Subtitled and set in the present day, it centres on the relationship between Angus, played by Padruig, and his grandfather, played by the renowned Gaelic poet and writer Angus Peter Campbell. The old man uses storytelling to try to connect with his grandson, allowing flashbacks to different periods of Gaelic history. Seachd translates literally as "seven", and stems from the number of stories that were originally to have been told by the grandfather. It was given the alternative English title The Inaccessible Pinnacle, the name of one of the most treacherous peaks in the Cuillin mountains that dominate Skye and provide a magnificent backdrop for some of the film's most dramatic scenes.

It is worth pointing out that there was actually a previous Gaelic feature film. But few people took Hero - a fifth-century medieval epic, made 25 years ago - seriously. Time Out called it "a clumping village pageant".

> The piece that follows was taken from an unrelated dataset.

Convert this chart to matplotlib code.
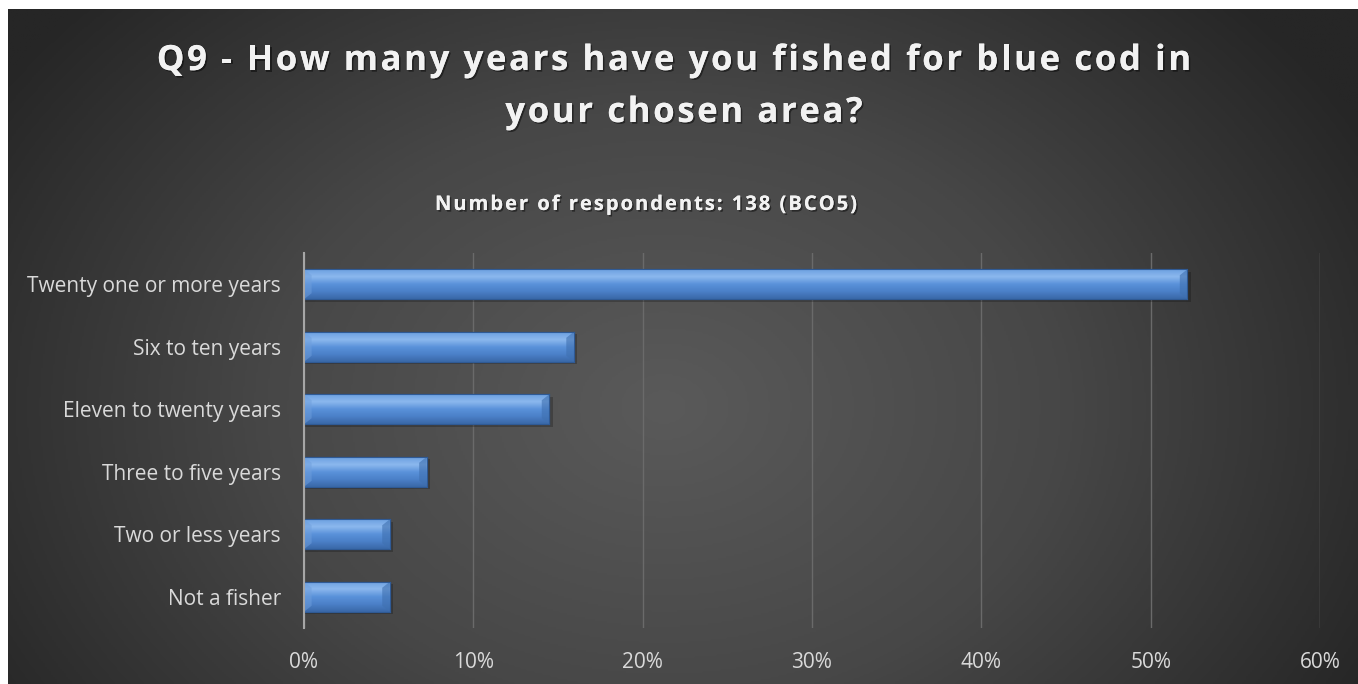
import numpy as np
import matplotlib
matplotlib.use("Agg")
import matplotlib.pyplot as plt
import matplotlib.patheffects as pe
from matplotlib import ft2font, font_manager
from matplotlib.colors import LinearSegmentedColormap
from matplotlib.ticker import PercentFormatter

# data (share of 138 respondents)
categories = ["Twenty one or more years", "Six to ten years", "Eleven to twenty years",
              "Three to five years", "Two or less years", "Not a fisher"]
shares = [52.17, 15.94, 14.49, 7.25, 5.07, 5.07]
xticks = [0, 10, 20, 30, 40, 50, 60]

title_lines = ["Q9 - How many years have you fished for blue cod in", "your chosen area?"]
subtitle = "Number of respondents: 138 (BCO5)"

W, H = 1358, 684
fig = plt.figure(figsize=(W / 100, H / 100), dpi=100, facecolor="white")

# dark radial background
bg = fig.add_axes([8 / W, 0, (W - 8) / W, (H - 9) / H])
bg.set_axis_off()
yy, xx = np.mgrid[0:340, 0:680]
r = np.sqrt(((xx - 330) / 400) ** 2 + ((yy - 200) / 300) ** 2)
r = np.clip(r, 0, 1)
bg_cmap = LinearSegmentedColormap.from_list("bg", ["#5a5a5a", "#474747", "#262626"])
bg.imshow(r, cmap=bg_cmap, vmin=0, vmax=1, aspect="auto", interpolation="bilinear")

shadow = [pe.withSimplePatchShadow(offset=(1.2, -1.2), shadow_rgbFace="black", alpha=0.45), pe.Normal()]


def spaced_text(s, cx, base_y, size, track):
    # draw s letter by letter (pixel coords from top left) with extra tracking
    fp = font_manager.FontProperties(family="Open Sans", weight="bold")
    ft = ft2font.FT2Font(font_manager.findfont(fp))
    ft.set_size(size, 100)
    adv = [ft.load_char(ord(c)).linearHoriAdvance / 65536 for c in s]
    total = sum(adv) + track * (len(s) - 1)
    x = cx - total / 2
    for c, a in zip(s, adv):
        if c != " ":
            fig.text(x / W, 1 - base_y / H, c, ha="left", va="baseline", color="#f2f2f2",
                     fontsize=size, fontweight="bold", family="Open Sans", path_effects=shadow)
        x += a + track


spaced_text(title_lines[0], 674, 70, 25, 2.6)
spaced_text(title_lines[1], 684, 122, 25, 2.6)
spaced_text(subtitle, 646, 210, 14.5, 2.0)

ax = fig.add_axes([304 / W, 1 - 628 / H, (1320 - 304) / W, (628 - 253) / H])
ax.patch.set_alpha(0)
y = np.arange(len(categories))[::-1]
bars = ax.barh(y, shares, height=0.48, color="#5588cc", edgecolor="#2f5a95", linewidth=0.8, zorder=3)

# bevel-like vertical gradient inside every bar
bar_cmap = LinearSegmentedColormap.from_list("bar", ["#3a68a8", "#4b80c8", "#5a92da", "#8cb8ee", "#6ca0e0"])
grad = np.linspace(0, 1, 64).reshape(-1, 1)
for b in bars:
    x0, y0, w, h = b.get_x(), b.get_y(), b.get_width(), b.get_height()
    # soft drop shadow
    ax.add_patch(plt.Rectangle((x0, y0 - 0.04), w + 0.2, h, color="black", alpha=0.22,
                               zorder=2, linewidth=0))
    im = ax.imshow(grad, cmap=bar_cmap, extent=(x0, x0 + w, y0, y0 + h), aspect="auto",
                   origin="lower", zorder=3.5, interpolation="bilinear")
    im.set_clip_path(b)
    # end bevels
    d = 0.45
    ax.fill([x0 + w, x0 + w - d, x0 + w - d, x0 + w],
            [y0, y0 + h * 0.2, y0 + h * 0.8, y0 + h], color="#3f70b0", alpha=0.6, zorder=3.6, lw=0)
    ax.fill([x0, x0 + d, x0 + d, x0],
            [y0, y0 + h * 0.2, y0 + h * 0.8, y0 + h], color="#6f9fdd", alpha=0.5, zorder=3.6, lw=0)
    ax.plot([x0, x0 + w], [y0 + h, y0 + h], color="#2f5a95", lw=0.8, zorder=3.7)
    ax.plot([x0, x0 + w], [y0, y0], color="#2f5a95", lw=0.8, zorder=3.7)
    ax.plot([x0 + w, x0 + w], [y0, y0 + h], color="#2f5a95", lw=0.8, zorder=3.7)

ax.set_xlim(0, 60)
ax.set_ylim(-0.5, len(categories) - 0.5)
ax.set_xticks(xticks)
ax.xaxis.set_major_formatter(PercentFormatter(decimals=0))
ax.set_yticks(y)
ax.set_yticklabels(categories)
ax.grid(axis="x", color="#6a6a6a", linewidth=1, zorder=1)
for s in ["top", "right", "bottom"]:
    ax.spines[s].set_visible(False)
ax.spines["left"].set_color("#a6a6a6")
ax.spines["left"].set_linewidth(1.5)
ax.spines["left"].set_zorder(4)
ax.tick_params(length=0, colors="#d9d9d9", labelsize=15)
ax.tick_params(axis="y", pad=16.5)
ax.tick_params(axis="x", pad=17)
for lab in ax.get_xticklabels() + ax.get_yticklabels():
    lab.set_family("Open Sans")
    lab.set_color("#d9d9d9")

fig.savefig("out.png", dpi=100, facecolor="white")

Seachd has been warmly reviewed. Comparisons have been drawn with works such as Big Fish, even The Princess Bride. There has been particular praise for young Padruig, who gives a compelling performance as a bereaved youngster struggling to come to terms with unfathomable loss.

For Gaels like Ishbel Maclennan, the film's great merit lies in its celebration of Gaelic as a living language and its depiction of young people and their connection to the language. Maclennan, commissioning editor of BBC Alba, one of the co-funders of the film, has been heartened by the response, among Gaelic and non-Gaelic speakers alike: "It is very difficult to overestimate its importance. Gaels are surprised by it - the sense that it is culturally rooted yet contemporary. It's not TV on the big screen. What they are seeing is filmic. People are responding to a film. They are not just saying, 'This is Gaelic so I should like it.'"

Padruig has been nervous about how the film will play to his friends and fellow islanders. "It's always harder with the home crowd," he says, just before attending the Benbecula screening. But there is instinctive applause when the credits roll and lots of backslapping at the ceilidh afterwards.

Padruig himself had just one problem with the film. At one point, the script required him to turn to his grandfather and shout angrily in English: "I hate Gaelic!" He didn't think he could do that, and had to be persuaded by Young. So he said it, but didn't mean it. In fact he hopes the film might lead to more, and help sustain the language that he loves. "It is quite important," he says, "because it needs to keep alive".

· Seachd: The Inaccessible Pinnacle is now showing in the Highlands and Islands, will open in the rest of Scotland on October 5, and nationwide in November.